L’empreinte du diplomate dans le monde arabe
Serigne Moustapha Cissé a surtout réussi à concilier ces charges de responsable moral de cette organisation avec le rôle d’ambassadeur. Maniant aussi bien le français que l’arabe, il sera cet inamovible diplomate du Sénégal dans le monde arabo musulman.
Sans discontinuer, il va servir pendant 20 ans dans plusieurs pays, notamment en Arabie Saoudite, au Koweit, en Egypte, au Qatar, au Sultanat d’Oman. Il devient le premier ambassadeur du Sénégal auprès de ces pays.

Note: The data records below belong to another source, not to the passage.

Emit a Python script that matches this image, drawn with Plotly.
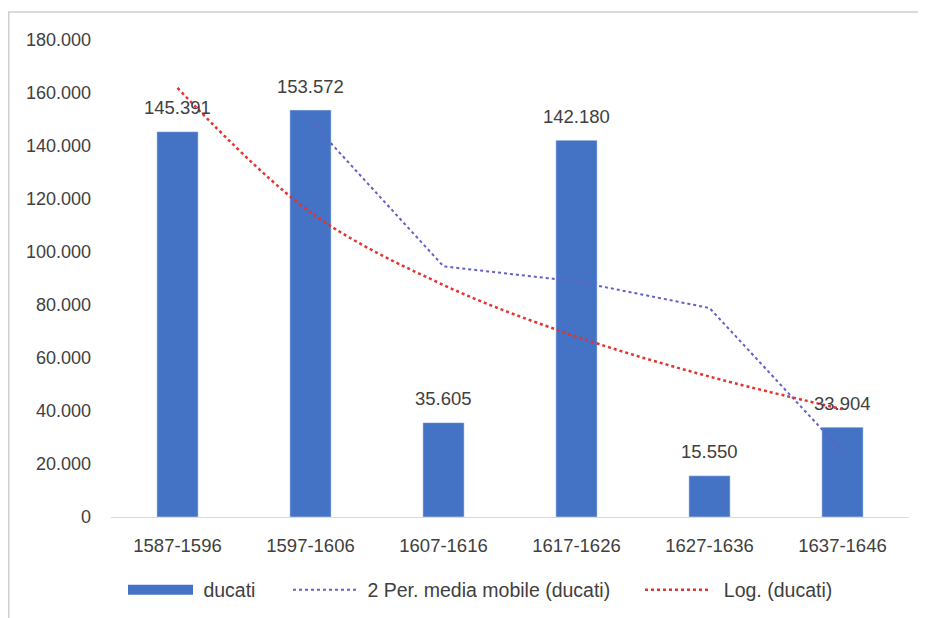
import plotly.graph_objects as go

categories = ["1587-1596", "1597-1606", "1607-1616", "1617-1626", "1627-1636", "1637-1646"]
ducati = [145391, 153572, 35605, 142180, 15550, 33904]
moving_avg = [None, 149481.5, 94588.5, 88892.5, 78865, 24727]
log_trend = [161900, 114990, 87560, 68090, 52990, 40660]
y_ticks = [0, 20000, 40000, 60000, 80000, 100000, 120000, 140000, 160000, 180000]

FONT = "Liberation Sans"
TXT = "#404040"
BAR = "#4472C4"
NB = "\u00a0"

L, R, T, B = 103, 25, 32, 109
W, H = 926, 618
pw, ph = W - L - R, H - T - B

def px_x(v):
    return (v - L) / pw

fig = go.Figure()
fig.add_trace(go.Bar(
    x=categories, y=ducati, name="ducati", showlegend=False,
    marker=dict(color=BAR), width=0.31,
))
# legend entry for bars (wide swatch as in the original)
fig.add_trace(go.Scatter(
    x=[None], y=[None], name=NB + "ducati", mode="lines",
    line=dict(color=BAR, width=11), legend="legend",
))
fig.add_trace(go.Scatter(
    x=categories, y=moving_avg, name=NB + "2 Per. media mobile (ducati)",
    mode="lines", line=dict(color="#6360C8", width=2, dash="dot"),
    connectgaps=False, legend="legend2",
))
fig.add_trace(go.Scatter(
    x=categories, y=log_trend, name=NB + NB + "Log. (ducati)",
    mode="lines", line=dict(color="#E5332F", width=2.5, dash="dot", shape="spline"),
    legend="legend3",
))

for c, v in zip(categories, ducati):
    fig.add_annotation(x=c, y=v, text=f"{v:,}".replace(",", "."), showarrow=False,
                       yanchor="middle", yshift=24,
                       font=dict(family=FONT, size=18.5, color=TXT))

leg_y = (H - B - 582) / ph
leg_common = dict(orientation="h", yanchor="middle", y=leg_y, xanchor="left",
                  font=dict(family=FONT, size=19.5, color=TXT), bgcolor="rgba(0,0,0,0)")

fig.update_layout(
    width=W, height=H,
    margin=dict(l=L, r=R, t=T, b=B),
    paper_bgcolor="white", plot_bgcolor="white",
    separators=",.",
    font=dict(family=FONT, size=18, color=TXT),
    bargap=0.69,
    showlegend=True,
    legend=dict(x=px_x(115), itemwidth=65, **leg_common),
    legend2=dict(x=px_x(280), itemwidth=64, **leg_common),
    legend3=dict(x=px_x(632), itemwidth=63, **leg_common),
    shapes=[dict(type="rect", xref="paper", yref="paper",
                 x0=px_x(0.75), x1=px_x(940),
                 y0=-(640 - (H - B)) / ph, y1=1 + (T - 4) / ph,
                 line=dict(color="#D0D0D0", width=1.5), layer="below")],
)
fig.update_xaxes(
    showgrid=False, showline=True, linecolor="#D9D9D9", linewidth=1,
    ticks="", tickfont=dict(family=FONT, size=18.5, color=TXT), ticklabelstandoff=12,
)
fig.update_yaxes(
    range=[0, 180000], tickvals=y_ticks, tickformat=",",
    showgrid=False, zeroline=False, showline=False, ticks="",
    tickfont=dict(family=FONT, size=18, color=TXT), ticklabelstandoff=19,
)

fig.write_html("out.html")
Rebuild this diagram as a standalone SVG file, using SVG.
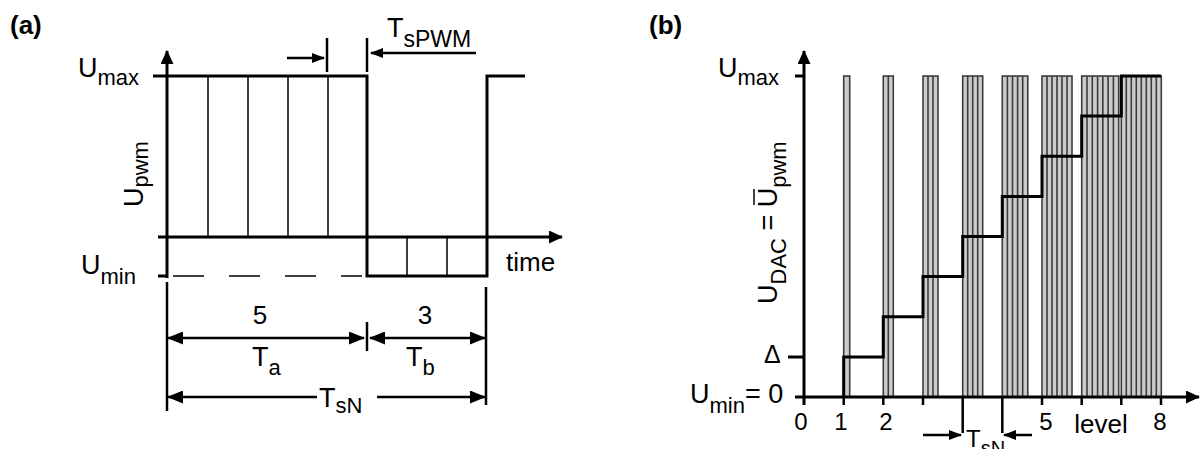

Ambassadeur du Sénégal en Arabie Saoudite en septembre 1970, El hadji Moustapha Cissé avait réussi, comme il le rappelera dans un de ses derniers entretiens accordés à nos confréres de l’Observateur, cette «première mission» de faire venir le Roi Fayçal d’Arabie Saoudite au Sénégal.
«En 1966, le Roi Ben Abdoul Aziz est venu en Afrique, il est allé au Mali et en Guinée, il avait ignoré le Sénégal, parce qu’il y avait Senghor. Certains pays arabes voyaient d’un mauvais œil que Senghor, un chrétien, puisse diriger le Sénégal, à forte majorité musulmane. Certains pensaient que c’est la France qui nous avait imposé Senghor. Mais avec le temps, ils ont tous compris qu’un chrétien peut bien être chef dans une communauté musulmane. J’avais constaté cela avant d’être dans la diplomatie. C’est pourquoi quand j’ai été nommé ambassadeur du Sénégal en Arabie Saoudite en septembre 1970, ma première mission était de faire venir le Roi Fayçal d’Arabie Saoudite au Sénégal. Deux ans après, j’ai réussi à faire venir Fayçal au Sénégal, en novembre 1972 », confiait-il.
Conseiller spécial des Présidents Léopold Senghor, Abdou Diouf, Serigne Moustapha Cissé a été accompagné à sa dernière demeure après la prière mortuaire qui a été dirigée par le Khalife des Tijanes Serigne Abdoul Aziz al Amine.